Wednesday, 16 October 2024

Shoot at the Moon - William F Temple


 A sci-fi semi-classic from the Sixties by a pioneer of the postwar British genre.   William F Temple was never as famous as Arthur C Clarke or as idiosyncratic as Brian Aldiss, but he knew them both and had his own literary characteristics.   I have already reviewed The Four-Sided Triangle, Battle on Venus and (the best title) Fleshpots of Sansato on this blog.   Shoot at the Moon is every bit as good.   As an extra bonus it took me back to the mid-Sixites when the debate among schoolboys was Is it even possible to land on the moon?

Well obviously it was, and Temple, being of a scientific bent, never seems to have doubted it.   He follows Clarke in his advocacy of atomic engines being the best and least damaging way to do it, and they may well have been right.   He then works in Charles Eric Maine's debut trick of murder in space.   Indeed, he doubles down on the device with two murders.   But the Endeavour only has a crew of five to begin with: the proto Musk, Colonel Marley, who has funded the expedition, his schizophrenic daughter Lou, who happens to be a leading scientist, her ex-husband Thompson, the celebrated Johan, Pettigue, who has a reputation of being the only survivor of several expeditions, and our narrator, the jobbing space pilot Franz Brunel.   Well, it can't be him, we assume - that would be taking the unreliable narrator too far.   And it can't really be either of the two victims, certainly not the first.   Temple hints that there are other crews elsewhere on the Moon, so it may be them, especially since the Endeavour is on a literal gold hunt on a forbidden patch of the Dark Side.

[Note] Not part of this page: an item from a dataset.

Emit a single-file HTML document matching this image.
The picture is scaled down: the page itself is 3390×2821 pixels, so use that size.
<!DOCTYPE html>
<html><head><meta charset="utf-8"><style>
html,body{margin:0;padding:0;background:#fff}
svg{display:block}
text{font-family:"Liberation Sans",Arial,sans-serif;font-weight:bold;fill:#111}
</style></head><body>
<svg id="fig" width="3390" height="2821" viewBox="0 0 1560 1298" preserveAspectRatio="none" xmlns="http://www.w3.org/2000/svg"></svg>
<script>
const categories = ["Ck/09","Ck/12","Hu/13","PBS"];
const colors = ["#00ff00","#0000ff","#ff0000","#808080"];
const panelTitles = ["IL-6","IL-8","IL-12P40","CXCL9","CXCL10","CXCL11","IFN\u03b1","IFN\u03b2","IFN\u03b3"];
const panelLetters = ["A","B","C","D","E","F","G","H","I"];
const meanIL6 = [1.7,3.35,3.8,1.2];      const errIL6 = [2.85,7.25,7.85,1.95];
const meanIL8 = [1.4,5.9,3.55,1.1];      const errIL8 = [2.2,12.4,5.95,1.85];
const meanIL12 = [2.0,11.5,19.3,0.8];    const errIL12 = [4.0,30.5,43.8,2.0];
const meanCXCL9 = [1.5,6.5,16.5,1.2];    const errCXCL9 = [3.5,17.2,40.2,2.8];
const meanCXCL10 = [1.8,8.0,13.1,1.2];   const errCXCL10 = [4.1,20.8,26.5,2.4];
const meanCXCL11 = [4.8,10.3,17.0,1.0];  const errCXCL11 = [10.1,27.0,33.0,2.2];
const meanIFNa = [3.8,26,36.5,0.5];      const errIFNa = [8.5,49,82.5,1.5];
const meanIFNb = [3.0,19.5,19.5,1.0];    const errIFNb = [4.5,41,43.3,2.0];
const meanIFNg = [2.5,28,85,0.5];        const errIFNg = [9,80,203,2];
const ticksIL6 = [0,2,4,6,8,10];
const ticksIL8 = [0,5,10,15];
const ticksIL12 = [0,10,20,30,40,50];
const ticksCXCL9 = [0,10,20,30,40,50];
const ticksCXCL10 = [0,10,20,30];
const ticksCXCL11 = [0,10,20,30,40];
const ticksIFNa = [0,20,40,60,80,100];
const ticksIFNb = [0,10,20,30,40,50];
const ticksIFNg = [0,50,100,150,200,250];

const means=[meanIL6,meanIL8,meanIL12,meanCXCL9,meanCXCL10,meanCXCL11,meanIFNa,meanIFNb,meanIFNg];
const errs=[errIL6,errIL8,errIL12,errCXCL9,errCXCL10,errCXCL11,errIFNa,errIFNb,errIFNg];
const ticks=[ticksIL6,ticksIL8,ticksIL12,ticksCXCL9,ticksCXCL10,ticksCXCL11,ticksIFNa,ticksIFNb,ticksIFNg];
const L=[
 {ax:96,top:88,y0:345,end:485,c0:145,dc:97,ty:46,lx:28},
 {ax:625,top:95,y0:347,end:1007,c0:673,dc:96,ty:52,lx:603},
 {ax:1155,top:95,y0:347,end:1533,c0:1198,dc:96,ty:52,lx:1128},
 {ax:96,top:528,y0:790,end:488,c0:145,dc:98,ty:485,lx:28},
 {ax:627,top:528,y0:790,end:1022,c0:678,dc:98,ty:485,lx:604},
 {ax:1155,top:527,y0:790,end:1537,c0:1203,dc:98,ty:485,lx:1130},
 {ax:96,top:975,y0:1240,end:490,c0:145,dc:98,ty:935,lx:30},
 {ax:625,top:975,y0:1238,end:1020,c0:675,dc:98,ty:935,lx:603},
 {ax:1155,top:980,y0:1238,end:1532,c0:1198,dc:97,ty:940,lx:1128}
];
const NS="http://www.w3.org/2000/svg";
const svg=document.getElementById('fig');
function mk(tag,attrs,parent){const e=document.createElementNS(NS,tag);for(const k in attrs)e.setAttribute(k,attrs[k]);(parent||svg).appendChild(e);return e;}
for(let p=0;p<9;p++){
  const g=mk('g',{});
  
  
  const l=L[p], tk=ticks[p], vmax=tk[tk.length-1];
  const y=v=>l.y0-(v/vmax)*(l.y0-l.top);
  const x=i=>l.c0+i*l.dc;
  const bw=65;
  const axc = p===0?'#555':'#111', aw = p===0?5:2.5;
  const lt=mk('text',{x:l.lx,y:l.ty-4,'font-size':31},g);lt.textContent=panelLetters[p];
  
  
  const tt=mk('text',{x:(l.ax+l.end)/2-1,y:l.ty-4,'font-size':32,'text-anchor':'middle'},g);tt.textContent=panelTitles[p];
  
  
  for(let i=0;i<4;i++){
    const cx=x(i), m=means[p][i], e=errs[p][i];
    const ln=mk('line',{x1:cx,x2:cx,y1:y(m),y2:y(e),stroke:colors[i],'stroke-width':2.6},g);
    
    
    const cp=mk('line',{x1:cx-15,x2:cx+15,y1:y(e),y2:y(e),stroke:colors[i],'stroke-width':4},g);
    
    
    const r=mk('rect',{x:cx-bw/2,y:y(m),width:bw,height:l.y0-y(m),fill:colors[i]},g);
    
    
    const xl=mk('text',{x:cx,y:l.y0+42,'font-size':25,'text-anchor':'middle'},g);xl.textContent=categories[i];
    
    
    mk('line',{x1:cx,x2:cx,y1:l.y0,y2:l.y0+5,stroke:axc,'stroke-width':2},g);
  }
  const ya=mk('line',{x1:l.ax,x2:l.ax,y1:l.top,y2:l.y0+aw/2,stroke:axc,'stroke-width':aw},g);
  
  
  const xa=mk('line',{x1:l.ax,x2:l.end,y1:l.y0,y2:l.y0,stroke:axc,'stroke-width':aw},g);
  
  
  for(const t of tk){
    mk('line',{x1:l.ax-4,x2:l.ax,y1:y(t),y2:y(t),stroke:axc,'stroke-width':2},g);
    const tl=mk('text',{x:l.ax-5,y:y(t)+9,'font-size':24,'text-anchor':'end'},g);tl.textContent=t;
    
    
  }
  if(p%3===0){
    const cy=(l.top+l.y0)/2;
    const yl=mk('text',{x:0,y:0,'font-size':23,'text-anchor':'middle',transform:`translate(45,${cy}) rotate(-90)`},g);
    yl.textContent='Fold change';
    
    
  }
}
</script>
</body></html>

I'm not going to reveal the killer.   Just to say, it's a good one when it comes and provides an excellent chase to finish with.   The characters all have their strengths and weaknesses, their motives and guilty secrets.   Shoot at the Moon is Temple on top form.   If retro British sci-fi is your thing, you'll love it.

Sunday, 15 January 2023

Four-Sided Triangle - William F Temple


 Another of the British Library's wonderful reprints of mid 20th century UK sci fi.  Four-Sided Triangle was originally a short story in the US magazine Amazing Stories (November, 1939).   Temple then expanded it into a novel during his wartime service - as Mike Ashley recounts in his useful introduction, Temple had to do so three times, having twice lost the manuscript in battle action.

The end result is a peculiar animal.  The padding is obvious and in expanding a very short story into a 300 page novel is going to take some significant new material (a subject I hope to expand upon myself in a forthcoming monograph).  But the question arises, what if anything could be cut?   And I can't answer that one.   The story certainly takes a while to get going but I could argue the delay is necessary to establish the credentials of reckless inventor Bill.   Perhaps moving the key development into a prologue to hook us in would be the answer.

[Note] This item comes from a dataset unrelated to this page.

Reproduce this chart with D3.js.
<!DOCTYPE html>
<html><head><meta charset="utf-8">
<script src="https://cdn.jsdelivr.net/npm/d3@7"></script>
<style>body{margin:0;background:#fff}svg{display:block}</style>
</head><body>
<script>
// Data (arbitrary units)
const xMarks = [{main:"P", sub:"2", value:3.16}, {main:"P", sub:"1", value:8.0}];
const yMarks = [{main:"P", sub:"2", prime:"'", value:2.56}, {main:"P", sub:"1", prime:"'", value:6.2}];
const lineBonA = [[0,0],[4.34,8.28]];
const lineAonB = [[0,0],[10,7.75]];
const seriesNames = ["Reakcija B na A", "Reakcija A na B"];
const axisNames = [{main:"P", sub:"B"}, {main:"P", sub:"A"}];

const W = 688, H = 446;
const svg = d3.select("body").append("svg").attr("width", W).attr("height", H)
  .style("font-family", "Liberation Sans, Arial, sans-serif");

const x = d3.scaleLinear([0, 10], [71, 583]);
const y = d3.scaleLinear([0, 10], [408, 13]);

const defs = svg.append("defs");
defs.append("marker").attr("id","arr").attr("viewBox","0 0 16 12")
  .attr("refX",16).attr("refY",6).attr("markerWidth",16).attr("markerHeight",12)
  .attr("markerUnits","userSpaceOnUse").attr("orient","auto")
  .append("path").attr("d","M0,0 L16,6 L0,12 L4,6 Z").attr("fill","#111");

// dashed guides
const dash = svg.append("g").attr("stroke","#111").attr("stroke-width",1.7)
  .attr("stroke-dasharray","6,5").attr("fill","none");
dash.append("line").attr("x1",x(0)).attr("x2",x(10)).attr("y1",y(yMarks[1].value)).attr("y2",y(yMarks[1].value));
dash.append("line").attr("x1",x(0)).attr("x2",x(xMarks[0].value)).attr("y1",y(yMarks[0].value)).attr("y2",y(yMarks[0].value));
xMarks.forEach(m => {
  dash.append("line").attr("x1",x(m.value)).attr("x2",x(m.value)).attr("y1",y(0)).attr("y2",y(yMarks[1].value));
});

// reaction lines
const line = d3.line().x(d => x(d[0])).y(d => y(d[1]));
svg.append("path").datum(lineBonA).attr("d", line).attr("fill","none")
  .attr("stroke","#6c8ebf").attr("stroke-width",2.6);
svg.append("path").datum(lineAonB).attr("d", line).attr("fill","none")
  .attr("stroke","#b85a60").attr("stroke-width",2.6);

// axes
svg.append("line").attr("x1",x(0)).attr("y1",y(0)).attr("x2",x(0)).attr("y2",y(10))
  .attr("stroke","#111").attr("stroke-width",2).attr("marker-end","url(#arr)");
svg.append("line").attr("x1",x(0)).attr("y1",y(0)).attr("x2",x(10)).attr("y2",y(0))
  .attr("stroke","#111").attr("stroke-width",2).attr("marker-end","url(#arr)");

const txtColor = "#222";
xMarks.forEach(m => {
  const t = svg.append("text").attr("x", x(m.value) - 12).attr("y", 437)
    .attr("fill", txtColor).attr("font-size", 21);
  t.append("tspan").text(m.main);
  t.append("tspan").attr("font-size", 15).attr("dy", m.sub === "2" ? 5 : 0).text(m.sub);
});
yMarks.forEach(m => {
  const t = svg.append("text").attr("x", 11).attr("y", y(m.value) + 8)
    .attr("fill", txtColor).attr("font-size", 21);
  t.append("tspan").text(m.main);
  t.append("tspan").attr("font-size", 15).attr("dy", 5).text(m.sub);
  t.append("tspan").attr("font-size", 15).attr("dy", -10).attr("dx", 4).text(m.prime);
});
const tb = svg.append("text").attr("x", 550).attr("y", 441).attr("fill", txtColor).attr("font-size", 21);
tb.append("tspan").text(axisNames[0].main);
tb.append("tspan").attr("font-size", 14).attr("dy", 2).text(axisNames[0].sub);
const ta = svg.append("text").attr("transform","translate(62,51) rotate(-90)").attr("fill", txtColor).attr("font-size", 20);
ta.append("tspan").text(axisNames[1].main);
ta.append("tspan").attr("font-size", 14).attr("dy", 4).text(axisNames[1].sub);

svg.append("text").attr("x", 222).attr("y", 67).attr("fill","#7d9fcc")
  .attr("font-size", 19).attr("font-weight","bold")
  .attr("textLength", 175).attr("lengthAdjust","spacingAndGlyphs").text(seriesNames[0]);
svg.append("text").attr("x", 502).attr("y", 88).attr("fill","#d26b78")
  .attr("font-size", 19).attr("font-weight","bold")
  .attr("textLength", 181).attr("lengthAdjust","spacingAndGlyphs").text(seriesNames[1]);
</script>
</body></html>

However what Temple has really done in adding material is develop characters we are intrigued by, something so often lacking in science fiction of the period.   The story of their relationship is as old as the hills - two friends love the same enigmatic girl, but only one can have her.   The twist, the sci fi maguffin, is to make a duplicate so they can both have one.   Again Temple cleverly develops this through his narrator, a bachelor doctor too old to be interested in young girls but who happens to be Bill's foster parent.   He sees what the youngsters cannot, he is a practitioner of other people's science, not an innovator.

It's slow but it is engrossing.   Nothing else Temple wrote came anywhere near, apparently, though the British Library has also reprinted his Shoot at the Moon, which I will certainly try.   I am also intrigued to find that Four-Sided Triangle became an early Hammer film, directed by Terence Fisher and available on DVD.   That might be on my list of acquisitions too.